I can’t wait for tomorrow’s episode…

Mail Chauvinist

The whole internet is up in arms about the Daily Mail today, with its picture of Theresa May and Nicola Sturgeon and its charming headline about forgetting Brexit and who wins at Legs-It.

The Daily Mail, in typical grown-up response, has hit back at any nay-sayers by telling them to get a life.

That’s the Daily Mail telling people to get a life.

The Daily Mail.

I’m not surprised by the Mail in the slightest.

It only takes a casual glance at the website and their sidebar of shame to know that, essentially, underneath all that righteous indignation and standing up for decent moral values, it’s basically a newspaper for perverts. Not the outright “phwoar, look at that” kind that might have enjoyed a Page 3 girl or two, but the more subtle ones who quite like looking at young women who are “blossoming”, for example. Which, as we all know, is Daily Mail speak for “she’s underage but look at the tits on that.”
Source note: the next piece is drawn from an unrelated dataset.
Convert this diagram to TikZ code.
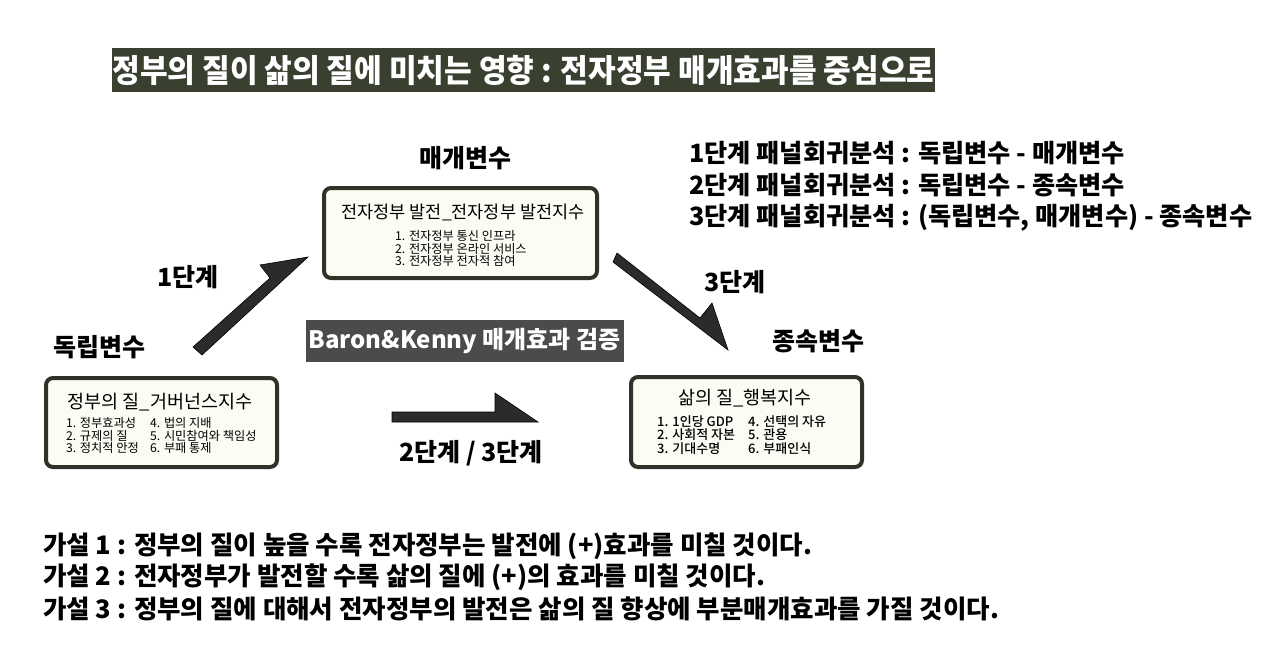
\documentclass[tikz,border=0pt]{standalone}
\usepackage{fontspec}
\setmainfont{Noto Sans CJK KR}
\newfontfamily\krmed{Noto Sans CJK KR Medium}
\definecolor{olive}{HTML}{3A4030}
\definecolor{boxline}{HTML}{2E3227}
\definecolor{boxfill}{HTML}{FCFCF4}
\definecolor{arrowc}{HTML}{2B2B2B}
\definecolor{bkgray}{HTML}{4B4B4B}
\tikzset{
  varbox/.style={draw=boxline, line width=4pt, rounded corners=7pt, fill=boxfill},
  biglabel/.style={font=\bfseries\fontsize{25}{28}\selectfont, inner sep=0pt},
  boxtitle/.style={font=\fontsize{18.5}{20}\selectfont, inner sep=0pt},
  itemtext/.style={font=\fontsize{12.2}{12.8}\selectfont, inner sep=0pt, anchor=north west, align=left},
  itemtextb/.style={font=\krmed\fontsize{13}{13.5}\selectfont, inner sep=0pt, anchor=north west, align=left},
  fatarrow/.style={fill=arrowc, draw=black, line width=0.6pt, line join=miter},
  sidetext/.style={font=\bfseries\fontsize{25.2}{28}\selectfont, inner sep=0pt, anchor=west},
  hyptext/.style={font=\bfseries\fontsize{25.5}{28}\selectfont, inner sep=0pt, anchor=west},
}
\begin{document}
\begin{tikzpicture}[x=1pt,y=-1pt]
\useasboundingbox (0,0) rectangle (1280,649);
\fill[white] (0,0) rectangle (1280,649);

% title bar
\node[fill=olive, minimum width=823pt, minimum height=44pt, inner sep=0pt] (titlebar) at (523.5,70) {};
\node[text=white, font=\bfseries\fontsize{32}{34}\selectfont, inner sep=0pt] (title) at (523.5,70)
  {\scalebox{0.94}[1]{정부의 질이 삶의 질에 미치는 영향 : 전자정부 매개효과를 중심으로}};

% mediator
\node[biglabel] (medlabel) at (465,158) {매개변수};
\node[varbox, minimum width=273pt, minimum height=90pt] (medbox) at (460.5,233) {};
\node[boxtitle, font=\fontsize{17.5}{19}\selectfont] (medtitle) at (463,212) {전자정부 발전\_전자정부 발전지수};
\node[itemtext] (meditems) at (395,230) {1. 전자정부 통신 인프라\\2. 전자정부 온라인 서비스\\3. 전자정부 전자적 참여};

% independent
\node[biglabel] (indlabel) at (99,347) {독립변수};
\node[varbox, minimum width=231pt, minimum height=89pt] (indbox) at (161.5,422.5) {};
\node[boxtitle] (indtitle) at (160,402) {정부의 질\_거버넌스지수};
\node[itemtext] (inditems1) at (66,417) {1. 정부효과성\\2. 규제의 질\\3. 정치적 안정};
\node[itemtext] (inditems2) at (150,417) {4. 법의 지배\\5. 시민참여와 책임성\\6. 부패 통제};

% dependent
\node[biglabel] (deplabel) at (818,341) {종속변수};
\node[varbox, minimum width=231pt, minimum height=90pt] (depbox) at (746.5,422) {};
\node[boxtitle] (deptitle) at (745,398) {삶의 질\_행복지수};
\node[itemtextb] (depitems1) at (657,415) {1. 1인당 GDP\\2. 사회적 자본\\3. 기대수명};
\node[itemtextb] (depitems2) at (748,415) {4. 선택의 자유\\5. 관용\\6. 부패인식};

% arrows
\draw[fatarrow] (193,347) -- (270,278) -- (260,265) -- (308,257) -- (202,355) -- cycle;
\draw[fatarrow] (392,412) -- (495,412) -- (495,393) -- (538,422) -- (392,422) -- cycle;
\draw[fatarrow] (617,253) -- (700,318) -- (712,303) -- (728,350) -- (613,262) -- cycle;

\node[biglabel] (s1) at (188,277) {1단계};
\node[biglabel] (s3) at (735,282) {3단계};
\node[biglabel] (s23) at (471,453) {2단계 / 3단계};

% Baron & Kenny
\node[fill=bkgray, minimum width=318pt, minimum height=42pt, inner sep=0pt] (bkbox) at (464.5,341) {};
\node[text=white, font=\bfseries\fontsize{24}{26}\selectfont, inner sep=0pt] (bktext) at (464.5,341) {Baron\&Kenny 매개효과 검증};

% side text
\node[sidetext] (l1) at (689,153) {1단계 패널회귀분석 : 독립변수 - 매개변수};
\node[sidetext] (l2) at (689,185) {2단계 패널회귀분석 : 독립변수 - 종속변수};
\node[sidetext] (l3) at (689,218) {3단계 패널회귀분석 : (독립변수, 매개변수) - 종속변수};

% hypotheses
\node[hyptext] (h1) at (43,546) {가설 1 : 정부의 질이 높을 수록 전자정부는 발전에 (+)효과를 미칠 것이다.};
\node[hyptext] (h2) at (43,577) {가설 2 : 전자정부가 발전할 수록 삶의 질에 (+)의 효과를 미칠 것이다.};
\node[hyptext] (h3) at (43,609) {가설 3 : 정부의 질에 대해서 전자정부의 발전은 삶의 질 향상에 부분매개효과를 가질 것이다.};
\end{tikzpicture}
\end{document}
The website is, of course, worse than the paper.

But that’s only because the paper wouldn’t be able to pack in as much homophobic and racist bigotry if it had to run picture-filled articles of, say, Supergirl actress Melissa Benoist in a coat between scenes on the show (an actual story on the actual website).

The paper also defended its actions with regards to what no-one so far has referred to as Leg-gate by saying they would treat male politicians exactly the same. Trouser-wearing male politicians, the paper claims, could be treated to the same sort of headline.
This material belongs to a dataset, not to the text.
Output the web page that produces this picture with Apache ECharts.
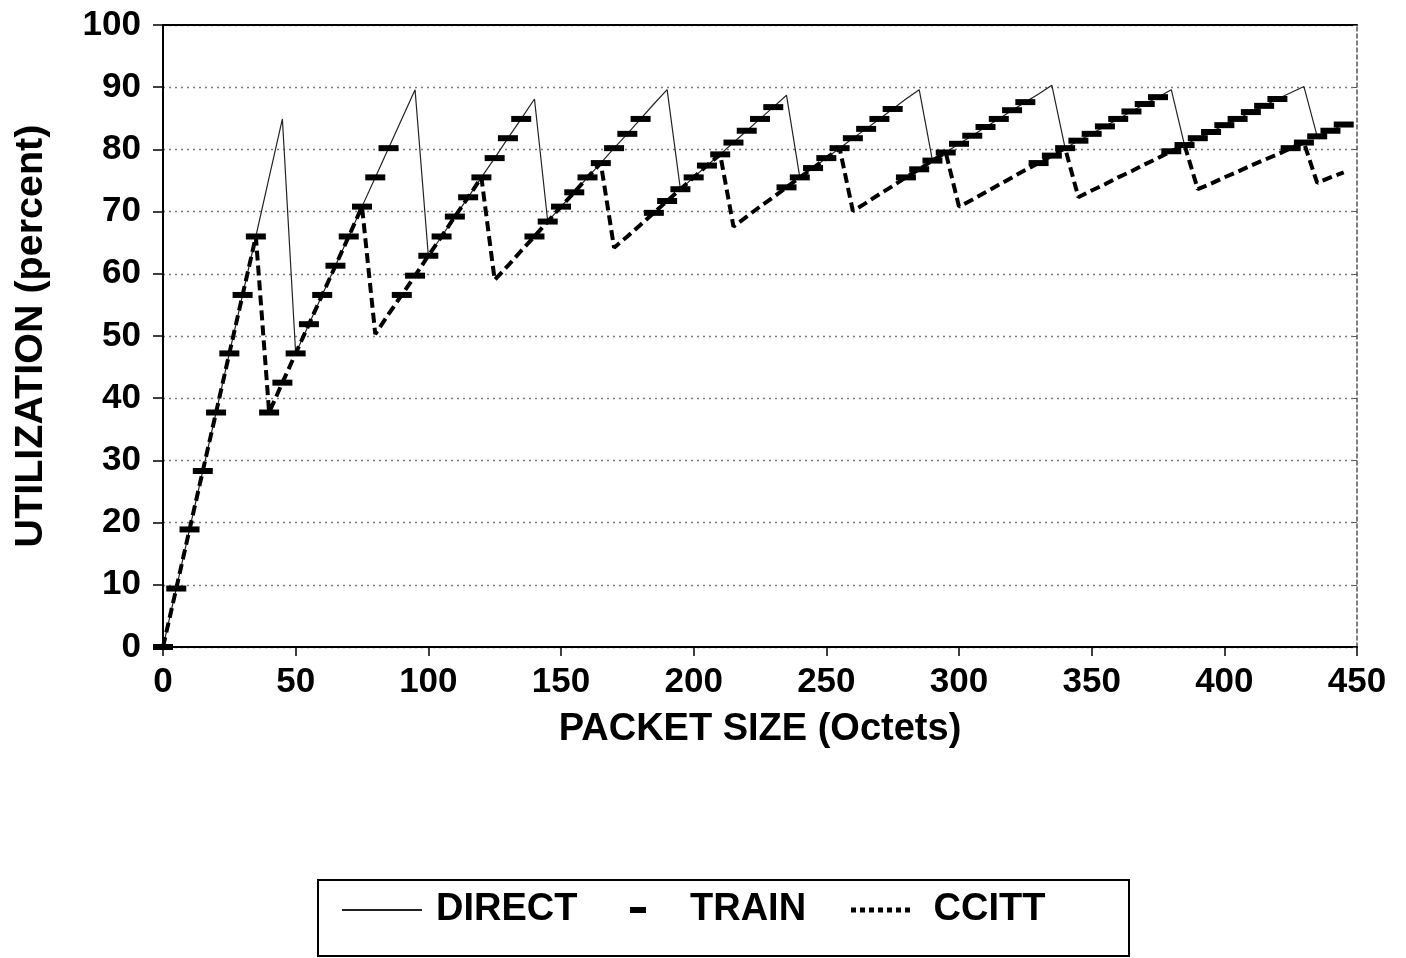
<!DOCTYPE html>
<html>
<head>
<meta charset="utf-8">
<script src="https://cdn.jsdelivr.net/npm/echarts@6/dist/echarts.min.js"></script>
<style>
html,body{margin:0;padding:0;background:#fff;}
#chart{width:1406px;height:958px;}
</style>
</head>
<body>
<div id="chart"></div>
<script>
// Packet sizes (octets) sampled in the figure
const packetSize = [0,5,10,15,20,25,30,35,40,45,50,55,60,65,70,75,80,85,90,95,100,105,110,115,120,125,130,135,140,145,150,155,160,165,170,175,180,185,190,195,200,205,210,215,220,225,230,235,240,245,250,255,260,265,270,275,280,285,290,295,300,305,310,315,320,325,330,335,340,345,350,355,360,365,370,375,380,385,390,395,400,405,410,415,420,425,430,435,440,445];

// Utilization (percent)
const direct = [0,9.4,18.9,28.3,37.7,47.2,56.6,66.0,75.5,84.9,
  47.2,51.9,56.6,61.3,66.0,70.8,75.5,80.2,84.9,89.6,
  62.9,66.0,69.2,72.3,75.5,78.6,81.8,84.9,88.1,
  68.4,70.8,73.1,75.5,77.8,80.2,82.5,84.9,87.3,89.6,
  73.6,75.5,77.4,79.2,81.1,83.0,84.9,86.8,88.7,
  75.5,77.0,78.6,80.2,81.8,83.3,84.9,86.5,88.1,89.6,
  78.2,79.5,80.9,82.2,83.6,84.9,86.3,87.6,88.9,90.3,
  80.2,81.4,82.5,83.7,84.9,86.1,87.3,88.4,89.6,
  80.7,81.8,82.8,83.9,84.9,86.0,87.0,88.1,89.1,90.1,
  82.1,83.0,84.0];

const train = [0,9.4,18.9,28.3,37.7,47.2,56.6,66.0,
  37.7,42.5,47.2,51.9,56.6,61.3,66.0,70.8,75.5,80.2,
  56.6,59.7,62.9,66.0,69.2,72.3,75.5,78.6,81.8,84.9,
  66.0,68.4,70.8,73.1,75.5,77.8,80.2,82.5,84.9,
  69.8,71.7,73.6,75.5,77.4,79.2,81.1,83.0,84.9,86.8,
  73.9,75.5,77.0,78.6,80.2,81.8,83.3,84.9,86.5,
  75.5,76.8,78.2,79.5,80.9,82.2,83.6,84.9,86.3,87.6,
  77.8,79.0,80.2,81.4,82.5,83.7,84.9,86.1,87.3,88.4,
  79.7,80.7,81.8,82.8,83.9,84.9,86.0,87.0,88.1,
  80.2,81.1,82.1,83.0,84.0];

const ccitt = [0,9.4,18.9,28.3,37.7,47.2,56.6,66.0,
  37.7,42.5,47.2,51.9,56.6,61.3,66.0,70.8,
  50.3,53.5,56.6,59.7,62.9,66.0,69.2,72.3,75.5,
  59.0,61.3,63.7,66.0,68.4,70.8,73.1,75.5,77.8,
  64.2,66.0,67.9,69.8,71.7,73.6,75.5,77.4,79.2,
  67.6,69.2,70.8,72.3,73.9,75.5,77.0,78.6,80.2,
  70.1,71.4,72.8,74.1,75.5,76.8,78.2,79.5,
  70.8,71.9,73.1,74.3,75.5,76.7,77.8,79.0,80.2,
  72.3,73.4,74.4,75.5,76.5,77.6,78.6,79.7,80.7,
  73.6,74.5,75.5,76.4,77.4,78.3,79.2,80.2,81.1,
  74.6,75.5,76.3];

const seriesNames = ['DIRECT','TRAIN','CCITT'];
const xTitle = 'PACKET SIZE (Octets)';
const yTitle = 'UTILIZATION (percent)';

const FONT = '"Liberation Sans", Arial, Helvetica, sans-serif';
const pairs = arr => packetSize.map((x, i) => [x, arr[i]]);

const chart = echarts.init(document.getElementById('chart'), null, {renderer: 'canvas'});
chart.setOption({
  animation: false,
  backgroundColor: '#fff',
  textStyle: {fontFamily: FONT, color: '#000'},
  grid: {left: 163, right: 49, top: 25, bottom: 311, containLabel: false},
  xAxis: [{
    type: 'value', min: 0, max: 450, interval: 50,
    name: xTitle, nameLocation: 'middle', nameGap: 64,
    nameTextStyle: {fontFamily: FONT, fontSize: 38, fontWeight: 'bold', color: '#000'},
    axisLine: {show: true, onZero: false, lineStyle: {color: '#000', width: 2}},
    axisTick: {show: true, inside: false, length: 9, lineStyle: {color: '#000', width: 1.5}},
    axisLabel: {fontFamily: FONT, fontSize: 35, fontWeight: 'bold', color: '#000', margin: 18},
    splitLine: {show: false}
  }, {
    type: 'value', min: 0, max: 450, position: 'top',
    axisLine: {show: true, onZero: false, lineStyle: {color: '#000', width: 2}},
    axisTick: {show: false}, axisLabel: {show: false}, splitLine: {show: false}
  }],
  yAxis: [{
    type: 'value', min: 0, max: 100, interval: 10,
    name: yTitle, nameLocation: 'middle', nameGap: 112,
    nameTextStyle: {fontFamily: FONT, fontSize: 39.5, fontWeight: 'bold', color: '#000'},
    axisLine: {show: true, onZero: false, lineStyle: {color: '#000', width: 2}},
    axisTick: {show: true, inside: false, length: 10, lineStyle: {color: '#000', width: 1.5}},
    axisLabel: {fontFamily: FONT, fontSize: 35, fontWeight: 'bold', color: '#000', margin: 22},
    splitLine: {show: true, lineStyle: {color: '#777', width: 1.3, type: [2, 4]}}
  }, {
    type: 'value', min: 0, max: 100, interval: 10, position: 'right',
    axisLine: {show: true, onZero: false, lineStyle: {color: '#555', width: 1.5, type: [4, 3]}},
    axisTick: {show: true, inside: true, length: 4, lineStyle: {color: '#555'}},
    axisLabel: {show: false}, splitLine: {show: false}
  }],
  legend: [{
    data: [seriesNames[0]], left: 341, top: 891, padding: 0,
    itemWidth: 80, itemHeight: 2, selectedMode: false,
    textStyle: {fontFamily: FONT, fontSize: 38, fontWeight: 'bold', color: '#000', padding: [0, 0, 0, 9]}
  }, {
    data: [{name: seriesNames[1], icon: 'rect'}], left: 630, top: 891, padding: 0,
    itemWidth: 16, itemHeight: 6, selectedMode: false,
    textStyle: {fontFamily: FONT, fontSize: 38, fontWeight: 'bold', color: '#000', padding: [0, 0, 0, 39]}
  }, {
    data: [{name: seriesNames[2], icon: 'path://M0,0h5v5h-5z M9,0h5v5h-5z M18,0h5v5h-5z M27,0h5v5h-5z M36,0h5v5h-5z M45,0h5v5h-5z M54,0h5v5h-5z'}],
    left: 851, top: 891, padding: 0,
    itemWidth: 62, itemHeight: 5, selectedMode: false,
    textStyle: {fontFamily: FONT, fontSize: 38, fontWeight: 'bold', color: '#000', padding: [0, 0, 0, 17]}
  }],
  graphic: [{
    type: 'rect', silent: true,
    shape: {x: 318, y: 880, width: 811, height: 76},
    style: {fill: 'none', stroke: '#000', lineWidth: 2}
  }],
  series: [{
    name: seriesNames[0], type: 'line', data: pairs(direct),
    symbol: 'none', color: '#222', z: 2,
    lineStyle: {color: '#222', width: 1.2}
  }, {
    name: seriesNames[1], type: 'line', data: pairs(train),
    symbol: 'rect', symbolSize: [20, 6], showSymbol: true, color: '#000', z: 4,
    itemStyle: {color: '#000', borderWidth: 0},
    lineStyle: {width: 0, opacity: 0}
  }, {
    name: seriesNames[2], type: 'line', data: pairs(ccitt),
    symbol: 'none', color: '#000', z: 3,
    lineStyle: {color: '#000', width: 4, type: [10, 5]}
  }]
});
</script>
</body>
</html>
Because, steady now, who doesn’t like a crisp trouser crease, eh?

In Hiding

I spent a good portion of the day today creeping round the house trying not to make any noise. I considered, but stopped short of, moving around below the level of the window because that seemed a bit excessive and the privacy bush is coming nicely into leaf.
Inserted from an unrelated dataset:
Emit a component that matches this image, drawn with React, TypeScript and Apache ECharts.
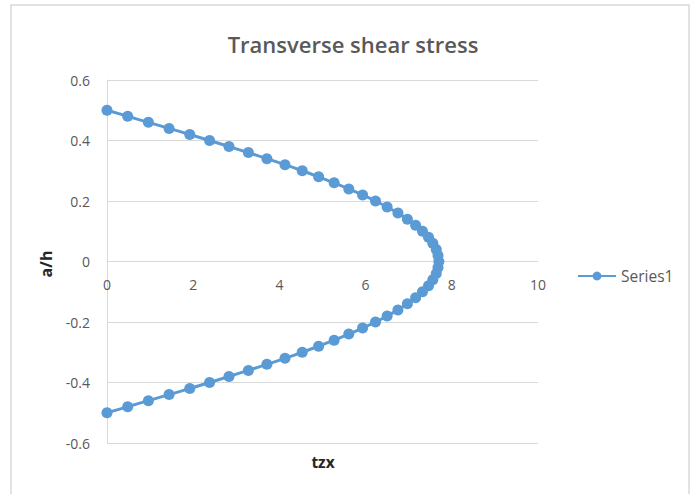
import React, { useEffect, useRef } from "react";
import * as echarts from "echarts";

// a/h positions through the thickness (top to bottom)
const aH: number[] = [
  0.5, 0.48, 0.46, 0.44, 0.42, 0.4, 0.38, 0.36, 0.34, 0.32, 0.3, 0.28, 0.26,
  0.24, 0.22, 0.2, 0.18, 0.16, 0.14, 0.12, 0.1, 0.08, 0.06, 0.04, 0.02, 0,
  -0.02, -0.04, -0.06, -0.08, -0.1, -0.12, -0.14, -0.16, -0.18, -0.2, -0.22,
  -0.24, -0.26, -0.28, -0.3, -0.32, -0.34, -0.36, -0.38, -0.4, -0.42, -0.44,
  -0.46, -0.48, -0.5,
];

// transverse shear stress tzx at each a/h
const tzx: number[] = [
  0, 0.48, 0.96, 1.44, 1.92, 2.38, 2.83, 3.28, 3.71, 4.13, 4.53, 4.91, 5.27,
  5.61, 5.93, 6.23, 6.5, 6.75, 6.97, 7.16, 7.32, 7.46, 7.56, 7.64, 7.68, 7.7,
  7.68, 7.64, 7.56, 7.46, 7.32, 7.16, 6.97, 6.75, 6.5, 6.23, 5.93, 5.61, 5.27,
  4.91, 4.53, 4.13, 3.71, 3.28, 2.83, 2.38, 1.92, 1.44, 0.96, 0.48, 0,
];

const seriesName = "Series1";
const titleText = "Transverse shear stress";
const xAxisTitle = "tzx";
const yAxisTitle = "a/h";

const FONT = "'Open Sans', 'Noto Sans', sans-serif";
const BLUE = "#5b9bd5";
const GREY = "#595959";
const RULE = "#d9d9d9";

const GRID_TOP = 80;
const GRID_BOTTOM = 51;
const CHART_H = 494;

export default function App() {
  const ref = useRef<HTMLDivElement>(null);

  useEffect(() => {
    if (!ref.current) return;
    const chart = echarts.init(ref.current, undefined, { renderer: "svg" });
    const points = tzx.map((x, i) => [x, aH[i]]);

    // the horizontal axis sits on the a/h = 0 line, halfway up the plot
    const plotH = CHART_H - GRID_TOP - GRID_BOTTOM;
    const zeroOffset = -plotH / 2;

    chart.setOption({
      animation: false,
      backgroundColor: "#ffffff",
      textStyle: { fontFamily: FONT },
      title: {
        text: titleText,
        left: 348,
        textAlign: "center",
        top: 28,
        textStyle: {
          fontFamily: FONT,
          fontSize: 22,
          fontWeight: 600,
          color: GREY,
        },
      },
      legend: {
        data: [seriesName],
        left: 572,
        top: 263,
        itemWidth: 38,
        itemHeight: 11,
        itemGap: 4,
        textStyle: { fontFamily: FONT, fontSize: 15.5, color: GREY },
      },
      grid: { left: 107, right: 156, top: GRID_TOP, bottom: GRID_BOTTOM },
      xAxis: {
        type: "value",
        min: 0,
        max: 10,
        interval: 2,
        position: "bottom",
        offset: zeroOffset,
        axisLine: { show: true, onZero: false, lineStyle: { color: RULE, width: 1 } },
        axisTick: { show: false },
        splitLine: { show: false },
        axisLabel: {
          color: GREY,
          fontSize: 14,
          margin: 16,
          fontFamily: FONT,
        },
      },
      yAxis: {
        type: "value",
        min: -0.6,
        max: 0.6,
        interval: 0.2,
        axisLine: { show: true, onZero: false, lineStyle: { color: RULE, width: 1 } },
        axisTick: { show: false },
        splitLine: { show: true, lineStyle: { color: RULE, width: 1 } },
        axisLabel: {
          color: GREY,
          fontSize: 14,
          margin: 17,
          fontFamily: FONT,
          formatter: (v: number) => {
            const r = Math.round(v * 10) / 10;
            return r === 0 ? "0" : String(r);
          },
        },
      },
      series: [
        {
          name: seriesName,
          type: "line",
          data: points,
          smooth: 0.3,
          symbol: "circle",
          symbolSize: 11,
          showSymbol: true,
          lineStyle: { color: BLUE, width: 3 },
          itemStyle: { color: BLUE },
        },
      ],
      graphic: [
        {
          type: "rect",
          shape: { x: 11, y: 5, width: 678, height: 500 },
          style: { fill: "none", stroke: RULE, lineWidth: 1.5 },
          silent: true,
        },
        {
          type: "text",
          x: 323,
          y: 462,
          style: {
            text: xAxisTitle,
            fontFamily: FONT,
            fontSize: 15.5,
            fontWeight: "bold",
            fill: "#262626",
            align: "center",
            verticalAlign: "middle",
          },
        },
        {
          type: "text",
          x: 46,
          y: 264,
          rotation: Math.PI / 2,
          style: {
            text: yAxisTitle,
            fontFamily: FONT,
            fontSize: 16,
            fontWeight: "bold",
            fill: "#262626",
            align: "center",
            verticalAlign: "middle",
          },
        },
      ],
    });

    return () => chart.dispose();
  }, []);

  return (
    <div
      ref={ref}
      style={{ position: "fixed", left: 0, top: 0, width: 694, height: 494 }}
    />
  );
}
The reason for my Anne Frank-esque actions was the presence of the scaffolding men in the street. They were taking down the scaffolding from all the houses that have been accidentally covered in some of the insulation that is also inside the walls. Not next door, obviously, she got them to come early by telling them she had mental problems and that she felt like she was in a prison because all she could see was bars.

Now, since the erection of the scaffolding resulted in widespread destruction of our garden – pots, washing line and paving slabs – our neighbour has been trying to get the supervisor to come round and offer some kind of recompense for the damage.

We are not that bothered. We’re more bothered about the fact that they told us they broke one pot but actually broke 4 and never even mentioned the paving slab. But that’s all. Nothing that needs the supervisor guy to receive almost daily texts from our neighbour on our behalf.

And so given that there was a small car with the scaffolding logo on it I assumed the supervisor was in the surrounding area. And because every time I have left the house for the past week or so I have been accosted to find out if he’s been in touch, I decided laying low was the best thing to do.

So I had to do quiet things. I watched TV at a low volume, although almost gave the game away when I chuckled at “This valley is Squatchy” as I discovered a previously untapped vein on Finding Bigfoot of a lunchtime. I had a soup without croutons, lest the crunchy bread cubes give the game away. I boiled the kettle away from the adjoining wall.

There’s a lot of work that goes into hiding. I don’t think it’s really appreciated.

I couldn’t go upstairs because the sound would be heard. Luckily the scaffolders all left before it got to a point where I had to consider how the hell I would go to the loo without going upstairs, so that was okay. And when I have been outside this afternoon, I’ve just run from the door to the bin and back again, on tiptoe, trying not to stand on the back doormat as it makes a bit of a crinkly noise.

I think I’ll be able to resume a normal life in another couple of days – there’s still some scaffolding on the back of one of the houses, weirdly. So they’ll clearly have to come back.

Once that’s done I’ll be able to make noise again.